- February 2022
- Makes 4-5 regular jars
- Hands-on time 20 min, plus overnight soaking, simmering time 1 hour 15-40 min
During citrus season, instead of seville orange marmalade, why not try something a little more peppy such as this zingy lime marmalade recipe? Recipe writer Cherie Denham thinks it will become a staple in your storecupboard too…
Perhaps surprisingly, homemade lime marmalade has a golden colour – this is due to caramelisation and oxidation in the preserving process. Find more marmalade recipes here.
- 7.5g (7.5g sugars)
- 650g limes (about 8)
- 2 lemons
- 1.5kg granulated sugar
- Muslin cloth
- Kitchen string
- Sugar or jam thermometer
- Preserving pan or deep heavy-based pan
- Halve all the fruit and squeeze out the juice. Pour the juice into a large jug on your scales and top up to 2 litres (2 kilograms) with cold water.

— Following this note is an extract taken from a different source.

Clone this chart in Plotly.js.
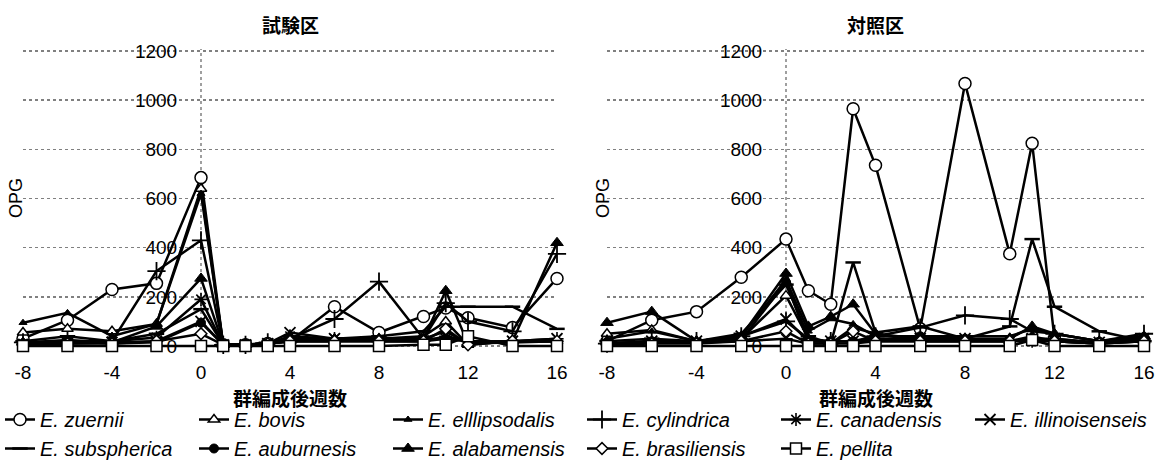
<!DOCTYPE html>
<html>
<head>
<meta charset="utf-8">
<script src="https://cdn.plot.ly/plotly-3.0.1.min.js"></script>
<style>html,body{margin:0;padding:0;background:#fff;}#chart{width:1173px;height:463px;}</style>
</head>
<body>
<div id="chart"></div>
<script>
// weeks after group formation
const weeks = [-8, -6, -4, -2, 0, 1, 2, 3, 4, 6, 8, 10, 11, 12, 14, 16];

const species = ["E. zuernii", "E. bovis", "E. elllipsodalis", "E. cylindrica", "E. canadensis",
  "E. illinoisenseis", "E. subspherica", "E. auburnesis", "E. alabamensis", "E. brasiliensis", "E. pellita"];

// 試験区 (test plot)
const testZuernii        = [30, 105, 230, 255, 685, 5, 5, 10, 20, 160, 55, 120, 155, 115, 75, 275];
const testBovis          = [55, 70, 60, 90, 640, 5, 5, 10, 20, 20, 30, 40, 100, 5, 20, 20];
const testEllipsodalis   = [95, 135, 40, 90, 620, 5, 5, 10, 30, 30, 30, 30, 60, 10, 15, 20];
const testCylindrica     = [15, 20, 20, 305, 430, 5, 5, 15, 30, 110, 262, 30, 175, 100, 60, 375];
const testCanadensis     = [10, 15, 20, 35, 190, 5, 5, 10, 40, 30, 20, 20, 40, 20, 20, 30];
const testIllinoisenseis = [5, 10, 15, 20, 100, 5, 5, 10, 55, 30, 20, 20, 30, 20, 20, 30];
const testSubspherica    = [20, 40, 20, 50, 150, 5, 5, 10, 20, 30, 40, 60, 160, 160, 160, 70];
const testAuburnesis     = [10, 20, 10, 15, 95, 5, 5, 10, 20, 20, 20, 30, 30, 20, 20, 20];
const testAlabamensis    = [15, 25, 15, 80, 275, 5, 5, 10, 30, 30, 30, 30, 225, 10, 20, 420];
const testBrasiliensis   = [5, 10, 10, 20, 50, 5, 5, 10, 20, 20, 20, 20, 70, 5, 20, 20];
const testPellita        = [0, 0, 0, 0, 0, 0, 0, 0, 0, 0, 0, 5, 5, 40, 0, 0];

// 対照区 (control plot)
const ctrlZuernii        = [20, 105, 140, 280, 435, 225, 170, 965, 735, 70, 1068, 375, 825, 30, 10, 25];
const ctrlBovis          = [50, 65, 20, 30, 205, 30, 10, 75, 50, 20, 20, 20, 40, 20, 10, 20];
const ctrlEllipsodalis   = [30, 60, 20, 40, 270, 60, 110, 90, 40, 40, 40, 40, 70, 50, 20, 40];
const ctrlCylindrica     = [10, 20, 20, 40, 100, 30, 20, 20, 40, 75, 125, 110, 60, 50, 20, 50];
const ctrlCanadensis     = [10, 15, 15, 20, 30, 10, 10, 10, 20, 20, 20, 20, 20, 20, 10, 20];
const ctrlIllinoisenseis = [10, 20, 20, 40, 110, 20, 20, 20, 30, 30, 30, 20, 30, 30, 15, 30];
const ctrlSubspherica    = [20, 30, 20, 50, 250, 40, 10, 340, 55, 80, 30, 80, 435, 160, 60, 20];
const ctrlAuburnesis     = [10, 20, 15, 25, 260, 20, 20, 20, 20, 40, 30, 20, 30, 20, 10, 30];
const ctrlAlabamensis    = [95, 140, 20, 40, 295, 80, 120, 170, 50, 30, 30, 30, 80, 50, 20, 40];
const ctrlBrasiliensis   = [5, 10, 10, 20, 60, 10, 10, 60, 20, 20, 20, 20, 30, 20, 10, 20];
const ctrlPellita        = [0, 0, 0, 0, 0, 0, 0, 0, 0, 0, 0, 0, 25, 0, 0, 0];

const testSeries = [testZuernii, testBovis, testEllipsodalis, testCylindrica, testCanadensis,
  testIllinoisenseis, testSubspherica, testAuburnesis, testAlabamensis, testBrasiliensis, testPellita];
const ctrlSeries = [ctrlZuernii, ctrlBovis, ctrlEllipsodalis, ctrlCylindrica, ctrlCanadensis,
  ctrlIllinoisenseis, ctrlSubspherica, ctrlAuburnesis, ctrlAlabamensis, ctrlBrasiliensis, ctrlPellita];

const xTicks = [-8, -4, 0, 4, 8, 12, 16];
const xTickLabels = ["-8", "-4", "0", "4", "8", "12", "16"];
const yTicks = [0, 200, 400, 600, 800, 1000, 1200];
const yTickLabels = ["0", "200", "400", "600", "800", "1000", "1200"];
const panelTitles = ["試験区", "対照区"];
const xTitle = "群編成後週数";
const yTitle = "OPG";

// styling (not data)
const markerStyles = [
  {symbol: "circle", size: 12, color: "#fff", line: {color: "#000", width: 1.5}},
  {symbol: "triangle-up", size: 10, color: "#fff", line: {color: "#000", width: 1.5}},
  {symbol: "triangle-up", size: 7, color: "#000", line: {color: "#000", width: 1}},
  {symbol: "cross-thin", size: 13, color: "#000", line: {color: "#000", width: 1.8}},
  {symbol: "asterisk", size: 11, color: "#000", line: {color: "#000", width: 1.6}},
  {symbol: "x-thin", size: 11, color: "#000", line: {color: "#000", width: 1.8}},
  {symbol: "line-ew", size: 11, color: "#000", line: {color: "#000", width: 2.5}},
  {symbol: "circle", size: 9, color: "#000", line: {color: "#000", width: 1}},
  {symbol: "triangle-up", size: 11, color: "#000", line: {color: "#000", width: 1}},
  {symbol: "diamond", size: 9, color: "#fff", line: {color: "#000", width: 1.5}},
  {symbol: "square", size: 11, color: "#fff", line: {color: "#000", width: 1.5}}
];

const xRange = [-8, 16];
const yRange = [-16, 1208];
const domL = [23 / 1173, 557 / 1173];
const domR = [607 / 1173, 1144 / 1173];
const domY = [1 - 350 / 463, 1 - 49 / 463];
const frac0 = (0 - xRange[0]) / (xRange[1] - xRange[0]);
const posAt0 = d => d[0] + (d[1] - d[0]) * frac0;

const traces = [];
[[testSeries, "x", "y", true], [ctrlSeries, "x2", "y2", false]].forEach(([series, xa, ya, leg]) => {
  series.forEach((vals, i) => {
    traces.push({
      type: "scatter", mode: "lines+markers",
      x: weeks, y: vals, xaxis: xa, yaxis: ya,
      name: "<i>" + species[i] + "</i>",
      legendgroup: "g" + i, showlegend: leg,
      line: {color: "#000", width: 2.5},
      marker: markerStyles[i],
      cliponaxis: false
    });
  });
});

const fontFam = "Liberation Sans, Arial, sans-serif";
const cjk = "Noto Sans CJK JP, sans-serif";

function xAx(dom, anchor) {
  return {domain: dom, range: xRange, anchor: anchor, tickvals: xTicks, ticktext: xTickLabels,
    ticks: "outside", ticklen: 5, tickcolor: "rgba(0,0,0,0)",
    showgrid: false, zeroline: false, showline: false, automargin: false,
    tickfont: {family: fontFam, size: 19, color: "#000"}, fixedrange: true};
}
function yAx(dom) {
  return {domain: domY, range: yRange, anchor: "free", position: posAt0(dom),
    tickvals: yTicks, ticktext: yTickLabels, ticks: "outside", ticklen: 20, tickcolor: "rgba(0,0,0,0)",
    showgrid: true, gridcolor: "#808080", gridwidth: 1.5, griddash: "dot",
    zeroline: false, showline: false, automargin: false,
    tickfont: {family: fontFam, size: 19, color: "#000"}, fixedrange: true};
}

const annotations = [];
[domL, domR].forEach((d, k) => {
  annotations.push({text: panelTitles[k], xref: "paper", yref: "paper", x: (d[0] + d[1]) / 2, y: 1 - 25 / 463,
    xanchor: "center", yanchor: "middle",
    showarrow: false, font: {family: cjk, size: 19, color: "#000", weight: "bold"}});
  annotations.push({text: xTitle, xref: "paper", yref: "paper", x: (d[0] + d[1]) / 2, y: 1 - 397 / 463,
    xanchor: "center", yanchor: "middle",
    showarrow: false, font: {family: cjk, size: 19, color: "#000", weight: "bold"}});
  annotations.push({text: yTitle, xref: "paper", yref: "paper", x: (k === 0 ? 16 : 603) / 1173, y: 1 - 198 / 463,
    xanchor: "center", yanchor: "middle",
    textangle: -90, showarrow: false, font: {family: fontFam, size: 18, color: "#000"}});
});

const shapes = [
  {type: "line", xref: "x", yref: "y domain", x0: 0, x1: 0, y0: 0, y1: 1, line: {color: "#808080", width: 1.5, dash: "dot"}, layer: "below"},
  {type: "line", xref: "x2", yref: "y2 domain", x0: 0, x1: 0, y0: 0, y1: 1, line: {color: "#808080", width: 1.5, dash: "dot"}, layer: "below"}
];

const layout = {
  width: 1173, height: 463,
  margin: {l: 0, r: 0, t: 0, b: 0, autoexpand: false},
  paper_bgcolor: "#fff", plot_bgcolor: "#fff",
  xaxis: xAx(domL, "y"), yaxis: yAx(domL),
  xaxis2: xAx(domR, "y2"), yaxis2: yAx(domR),
  showlegend: true,
  legend: {orientation: "h", x: 0, xanchor: "left", y: 1 - 400 / 463, yanchor: "top",
    font: {family: fontFam, size: 20, color: "#000"}, itemwidth: 30,
    entrywidth: 149, entrywidthmode: "pixels", tracegroupgap: 0, bgcolor: "rgba(0,0,0,0)"},
  annotations: annotations, shapes: shapes, hovermode: false
};

Plotly.newPlot("chart", traces, layout, {displayModeBar: false, staticPlot: true});
</script>
</body>
</html>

- Put all the fruit pips in a bowl lined with a piece of muslin. Using a teaspoon or a knife, scrape the membrane/pith out of the fruit skins, roughly chop in a food processor or by hand, then add to the pips. Tie the muslin with kitchen string to make a bag, then set aside.
- Slice the lemon and lime skins into thin, medium or thick shreds, depending on what you prefer in your marmalade, then add to the pan (use a food processor if you wish).
- Pour the juice/water into the preserving pan and push the muslin bag down into the peel and liquid. Cover and leave to soak overnight to help soften the shreds.
- The next day, slowly bring the pan to the boil, then reduce the heat and simmer gently for 45 minutes to 1 hour until the peel is very soft. If you don’t have a sugar thermometer or if you want to be doubly sure of a set, put a couple of small plates in the freezer (see Cherie’s tips, right).
- Lift the muslin bag from the pan and leave to cool in a bowl for 10 minutes or until cool enough to handle.
- Add the sugar to the pan and stir until completely dissolved. Squeeze the muslin bag well, so every last bit of pectin drips back into the pan. Discard the muslin and its contents.
- Bring the liquid to the boil, skimming off the scum and froth as you go (see Cherie’s tips). Boil for 30-40 minutes or until the setting point is reached. It should read 105oC on a sugar or jam thermometer. To test for a set, put a teaspoon of the marmalade on one of the cold plates from the freezer (see Cherie’s tips). Return it to the freezer for a couple of minutes to cool, then push it with your finger – if it wrinkles, it’s ready. If the marmalade hasn’t set, boil it for another 10 minutes or so, then test again.
- Remove the pan from the heat and give the marmalade one last skim. Leave to stand for 15 minutes – this ensures the peel is evenly distributed throughout the preserve (see Tips).
- Ladle the marmalade into warm sterilised jars, cover with a wax disc, then seal with a lid. Label and store.
If you don’t have time to make marmalade while seville oranges are in season you can freeze them. But when you defrost them to make the marmalade, add another lemon to the recipe as freezing reduces the pectin levels (pectin makes the marmalade set).
Sterilising jars is important to stop your marmalade going mouldy. I put mine through a dishwasher cycle or wash them in warm, soapy water, rinse well and put in a 120°C fan/gas 1 oven until ready to fill.
Although I have a jam thermometer, I like to be doubly sure of a set, so I do the wrinkle test too. I put 2 small plates into the freezer at the start so I can test for the setting point as soon as I need to.
Make sure the peel is tender before adding the sugar or you may have tough shreds.
Boil the marmalade rapidly only once the sugar has dissolved and not before. Boiling it for too long spoils the colour and flavour.
It’s important to skim the scum off the marmalade to avoid it turning cloudy, but do it towards the end of the cooking time as continual skimming can be wasteful.
Leave the marmalade to stand, off the heat, for 15 minutes after setting point is reached to ensure the shreds are evenly distributed.
Fill your jars while they’re still warm (not hot) because hot marmalade will crack cold glass – but if the jars are too hot the shreds tend to rise to the top.
If the jars have drips on them, wipe with a clean damp cloth, then label when the marmalade is completely cold.
Store your marmalade in a cool, dry place– and remember to make enough to keep you going throughout the year…
Perhaps surprisingly, homemade lime marmalade has a golden colour – this is due to caramelisation and oxidation in the preserving process. Commercial lime marmalade often has colouring added to turn it green.